** begin **

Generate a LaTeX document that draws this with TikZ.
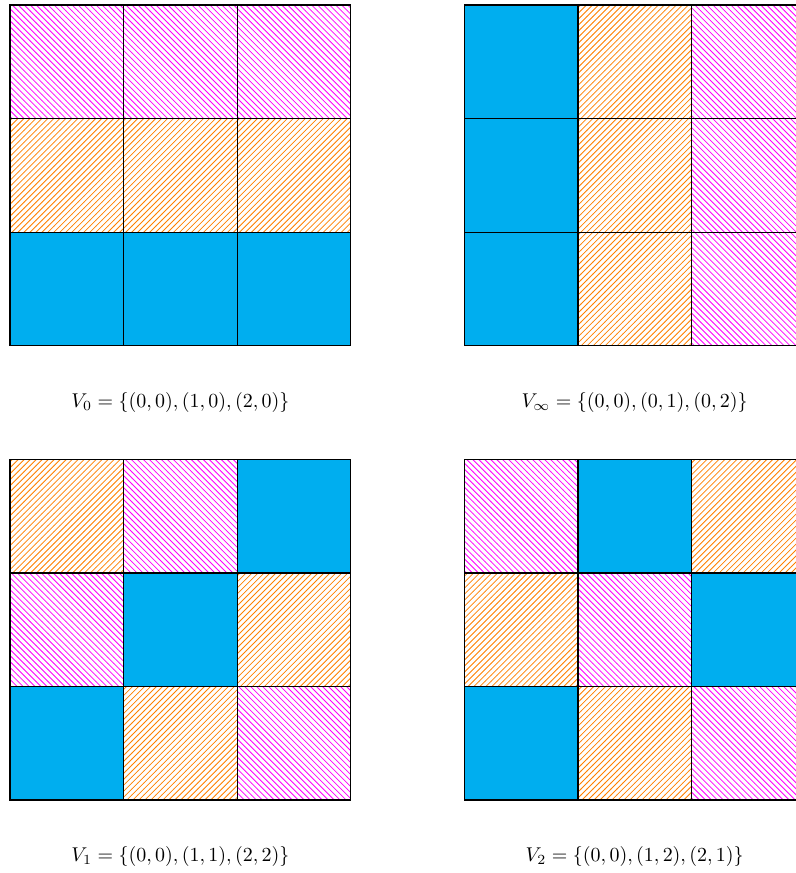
\documentclass[tikz,border=0pt]{standalone}
\usetikzlibrary{patterns}
\definecolor{vblue}{RGB}{0,174,239}
\definecolor{vorange}{RGB}{255,128,0}
\definecolor{vmag}{RGB}{255,0,255}
\tikzset{
  cellblue/.style={fill=vblue},
  cellorange/.style={pattern=north east lines, pattern color=vorange},
  cellmag/.style={pattern=north west lines, pattern color=vmag},
  gridline/.style={draw=black, line width=0.6pt},
  setlabel/.style={inner sep=0pt}
}
\newcommand\vgrid[5]{%
  \begin{scope}[shift={(#1,#2)}]
    \foreach \x/\y in {#3} {\path[cellblue] (2*\x,2*\y) rectangle ++(2,2);}
    \foreach \x/\y in {#4} {\path[cellorange] (2*\x,2*\y) rectangle ++(2,2);}
    \foreach \x/\y in {#5} {\path[cellmag] (2*\x,2*\y) rectangle ++(2,2);}
    \draw[gridline] (0,0) grid[step=2] (6,6);
    \draw[gridline] (0,0) rectangle (6,6);
  \end{scope}}
\begin{document}
\begin{tikzpicture}
\useasboundingbox (-0.176,-1.284) rectangle (13.824,14.088);
% V0
\vgrid{0}{8}{0/0,1/0,2/0}{0/1,1/1,2/1}{0/2,1/2,2/2}
% V infinity
\vgrid{8}{8}{0/0,0/1,0/2}{1/0,1/1,1/2}{2/0,2/1,2/2}
% V1
\vgrid{0}{0}{0/0,1/1,2/2}{1/0,2/1,0/2}{2/0,0/1,1/2}
% V2
\vgrid{8}{0}{0/0,1/2,2/1}{0/1,1/0,2/2}{0/2,1/1,2/0}
\node[setlabel] (l0) at (3,7) {$V_0 = \{(0,0),(1,0),(2,0)\}$};
\node[setlabel] (linf) at (11,7) {$V_\infty = \{(0,0),(0,1),(0,2)\}$};
\node[setlabel] (l1) at (3,-1) {$V_1 = \{(0,0),(1,1),(2,2)\}$};
\node[setlabel] (l2) at (11,-1) {$V_2 = \{(0,0),(1,2),(2,1)\}$};
\end{tikzpicture}
\end{document}
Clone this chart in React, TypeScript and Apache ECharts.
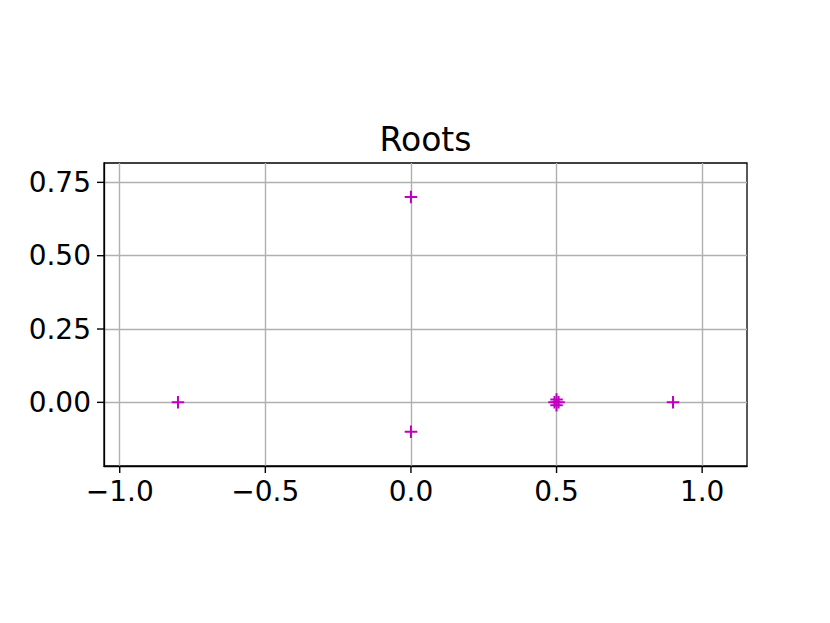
import React, { useEffect, useRef } from "react";
import * as echarts from "echarts";

const titleText = "Roots";
const xTicks = [-1, -0.5, 0, 0.5, 1];
const yTicks = [0, 0.25, 0.5, 0.75];
const xRange = [-1.054, 1.154];
const yRange = [-0.217, 0.816];
const rootsRe = [-0.8, 0, 0, 0.9, 0.493, 0.507, 0.5, 0.5];
const rootsIm = [0, 0.7, -0.1, 0, 0, 0, 0.01, -0.01];

const FONT = "DejaVu Sans";
const TICK_LEN = 7;
const plusPath =
  "path://M-0.8,-5 H0.8 V-0.8 H5 V0.8 H0.8 V5 H-0.8 V0.8 H-5 V-0.8 H-0.8 Z";

const fmt = (v: number, d: number) => v.toFixed(d).replace("-", "\u2212");

export default function App() {
  const ref = useRef<HTMLDivElement>(null);
  useEffect(() => {
    if (!ref.current) return;
    const chart = echarts.init(ref.current, undefined, { renderer: "svg" });
    const data = rootsRe.map((x, i) => [x, rootsIm[i]]);
    const axisLine = { show: true, onZero: false, lineStyle: { color: "#000", width: 1.3 } };
    chart.setOption({
      animation: false,
      backgroundColor: "#ffffff",
      grid: {
        left: 104,
        top: 163,
        right: 83,
        bottom: 157,
        show: true,
        backgroundColor: "transparent",
        borderColor: "#000000",
        borderWidth: 1.3,
      },
      xAxis: {
        type: "value",
        position: "bottom",
        min: xRange[0],
        max: xRange[1],
        axisLine,
        axisTick: { show: false, customValues: xTicks },
        axisLabel: {
          customValues: xTicks,
          margin: 11,
          fontFamily: FONT,
          fontSize: 28,
          color: "#000",
          formatter: (v: number) => fmt(v, 1),
        },
        splitLine: { show: true, lineStyle: { color: "#b0b0b0", width: 1.4 } },
      },
      yAxis: {
        type: "value",
        position: "left",
        min: yRange[0],
        max: yRange[1],
        axisLine,
        axisTick: { show: false, customValues: yTicks },
        axisLabel: {
          customValues: yTicks,
          margin: 13,
          fontFamily: FONT,
          fontSize: 28,
          color: "#000",
          formatter: (v: number) => fmt(v, 2),
        },
        splitLine: { show: true, lineStyle: { color: "#b0b0b0", width: 1.4 } },
      },
      series: [
        {
          type: "scatter",
          data,
          symbol: plusPath,
          symbolSize: 12.5,
          itemStyle: { color: "#bf00bf", opacity: 1 },
          z: 5,
        },
      ],
    });
    const tickStyle = { stroke: "#000000", lineWidth: 1.4 };
    const tickEls: any[] = [];
    xTicks.forEach((v) => {
      const p = chart.convertToPixel({ gridIndex: 0 }, [v, yRange[0]]) as number[];
      tickEls.push({
        type: "line",
        z: 50,
        shape: { x1: p[0], y1: p[1], x2: p[0], y2: p[1] + TICK_LEN },
        style: tickStyle,
      });
    });
    yTicks.forEach((v) => {
      const p = chart.convertToPixel({ gridIndex: 0 }, [xRange[0], v]) as number[];
      tickEls.push({
        type: "line",
        z: 50,
        shape: { x1: p[0], y1: p[1], x2: p[0] - TICK_LEN, y2: p[1] },
        style: tickStyle,
      });
    });
    chart.setOption({
      graphic: [
        {
          type: "text",
          x: 425.5,
          y: 139,
          z: 20,
          style: {
            text: titleText,
            font: `33px "${FONT}"`,
            fill: "#000",
            textAlign: "center",
            textVerticalAlign: "middle",
          },
        },
        ...tickEls,
      ],
    });
    return () => chart.dispose();
  }, []);
  return <div ref={ref} style={{ width: 830, height: 623, position: "absolute", left: 0, top: 0 }} />;
}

** end **

# Exercise prompt:
Leave out the pictures, and give all the records again exactly.

# Output of the task:
Generate a LaTeX document that draws this with TikZ.
\documentclass[tikz,border=0pt]{standalone}
\usetikzlibrary{patterns}
\definecolor{vblue}{RGB}{0,174,239}
\definecolor{vorange}{RGB}{255,128,0}
\definecolor{vmag}{RGB}{255,0,255}
\tikzset{
  cellblue/.style={fill=vblue},
  cellorange/.style={pattern=north east lines, pattern color=vorange},
  cellmag/.style={pattern=north west lines, pattern color=vmag},
  gridline/.style={draw=black, line width=0.6pt},
  setlabel/.style={inner sep=0pt}
}
\newcommand\vgrid[5]{%
  \begin{scope}[shift={(#1,#2)}]
    \foreach \x/\y in {#3} {\path[cellblue] (2*\x,2*\y) rectangle ++(2,2);}
    \foreach \x/\y in {#4} {\path[cellorange] (2*\x,2*\y) rectangle ++(2,2);}
    \foreach \x/\y in {#5} {\path[cellmag] (2*\x,2*\y) rectangle ++(2,2);}
    \draw[gridline] (0,0) grid[step=2] (6,6);
    \draw[gridline] (0,0) rectangle (6,6);
  \end{scope}}
\begin{document}
\begin{tikzpicture}
\useasboundingbox (-0.176,-1.284) rectangle (13.824,14.088);
% V0
\vgrid{0}{8}{0/0,1/0,2/0}{0/1,1/1,2/1}{0/2,1/2,2/2}
% V infinity
\vgrid{8}{8}{0/0,0/1,0/2}{1/0,1/1,1/2}{2/0,2/1,2/2}
% V1
\vgrid{0}{0}{0/0,1/1,2/2}{1/0,2/1,0/2}{2/0,0/1,1/2}
% V2
\vgrid{8}{0}{0/0,1/2,2/1}{0/1,1/0,2/2}{0/2,1/1,2/0}
\node[setlabel] (l0) at (3,7) {$V_0 = \{(0,0),(1,0),(2,0)\}$};
\node[setlabel] (linf) at (11,7) {$V_\infty = \{(0,0),(0,1),(0,2)\}$};
\node[setlabel] (l1) at (3,-1) {$V_1 = \{(0,0),(1,1),(2,2)\}$};
\node[setlabel] (l2) at (11,-1) {$V_2 = \{(0,0),(1,2),(2,1)\}$};
\end{tikzpicture}
\end{document}
Clone this chart in React, TypeScript and Apache ECharts.
import React, { useEffect, useRef } from "react";
import * as echarts from "echarts";

const titleText = "Roots";
const xTicks = [-1, -0.5, 0, 0.5, 1];
const yTicks = [0, 0.25, 0.5, 0.75];
const xRange = [-1.054, 1.154];
const yRange = [-0.217, 0.816];
const rootsRe = [-0.8, 0, 0, 0.9, 0.493, 0.507, 0.5, 0.5];
const rootsIm = [0, 0.7, -0.1, 0, 0, 0, 0.01, -0.01];

const FONT = "DejaVu Sans";
const TICK_LEN = 7;
const plusPath =
  "path://M-0.8,-5 H0.8 V-0.8 H5 V0.8 H0.8 V5 H-0.8 V0.8 H-5 V-0.8 H-0.8 Z";

const fmt = (v: number, d: number) => v.toFixed(d).replace("-", "\u2212");

export default function App() {
  const ref = useRef<HTMLDivElement>(null);
  useEffect(() => {
    if (!ref.current) return;
    const chart = echarts.init(ref.current, undefined, { renderer: "svg" });
    const data = rootsRe.map((x, i) => [x, rootsIm[i]]);
    const axisLine = { show: true, onZero: false, lineStyle: { color: "#000", width: 1.3 } };
    chart.setOption({
      animation: false,
      backgroundColor: "#ffffff",
      grid: {
        left: 104,
        top: 163,
        right: 83,
        bottom: 157,
        show: true,
        backgroundColor: "transparent",
        borderColor: "#000000",
        borderWidth: 1.3,
      },
      xAxis: {
        type: "value",
        position: "bottom",
        min: xRange[0],
        max: xRange[1],
        axisLine,
        axisTick: { show: false, customValues: xTicks },
        axisLabel: {
          customValues: xTicks,
          margin: 11,
          fontFamily: FONT,
          fontSize: 28,
          color: "#000",
          formatter: (v: number) => fmt(v, 1),
        },
        splitLine: { show: true, lineStyle: { color: "#b0b0b0", width: 1.4 } },
      },
      yAxis: {
        type: "value",
        position: "left",
        min: yRange[0],
        max: yRange[1],
        axisLine,
        axisTick: { show: false, customValues: yTicks },
        axisLabel: {
          customValues: yTicks,
          margin: 13,
          fontFamily: FONT,
          fontSize: 28,
          color: "#000",
          formatter: (v: number) => fmt(v, 2),
        },
        splitLine: { show: true, lineStyle: { color: "#b0b0b0", width: 1.4 } },
      },
      series: [
        {
          type: "scatter",
          data,
          symbol: plusPath,
          symbolSize: 12.5,
          itemStyle: { color: "#bf00bf", opacity: 1 },
          z: 5,
        },
      ],
    });
    const tickStyle = { stroke: "#000000", lineWidth: 1.4 };
    const tickEls: any[] = [];
    xTicks.forEach((v) => {
      const p = chart.convertToPixel({ gridIndex: 0 }, [v, yRange[0]]) as number[];
      tickEls.push({
        type: "line",
        z: 50,
        shape: { x1: p[0], y1: p[1], x2: p[0], y2: p[1] + TICK_LEN },
        style: tickStyle,
      });
    });
    yTicks.forEach((v) => {
      const p = chart.convertToPixel({ gridIndex: 0 }, [xRange[0], v]) as number[];
      tickEls.push({
        type: "line",
        z: 50,
        shape: { x1: p[0], y1: p[1], x2: p[0] - TICK_LEN, y2: p[1] },
        style: tickStyle,
      });
    });
    chart.setOption({
      graphic: [
        {
          type: "text",
          x: 425.5,
          y: 139,
          z: 20,
          style: {
            text: titleText,
            font: `33px "${FONT}"`,
            fill: "#000",
            textAlign: "center",
            textVerticalAlign: "middle",
          },
        },
        ...tickEls,
      ],
    });
    return () => chart.dispose();
  }, []);
  return <div ref={ref} style={{ width: 830, height: 623, position: "absolute", left: 0, top: 0 }} />;
}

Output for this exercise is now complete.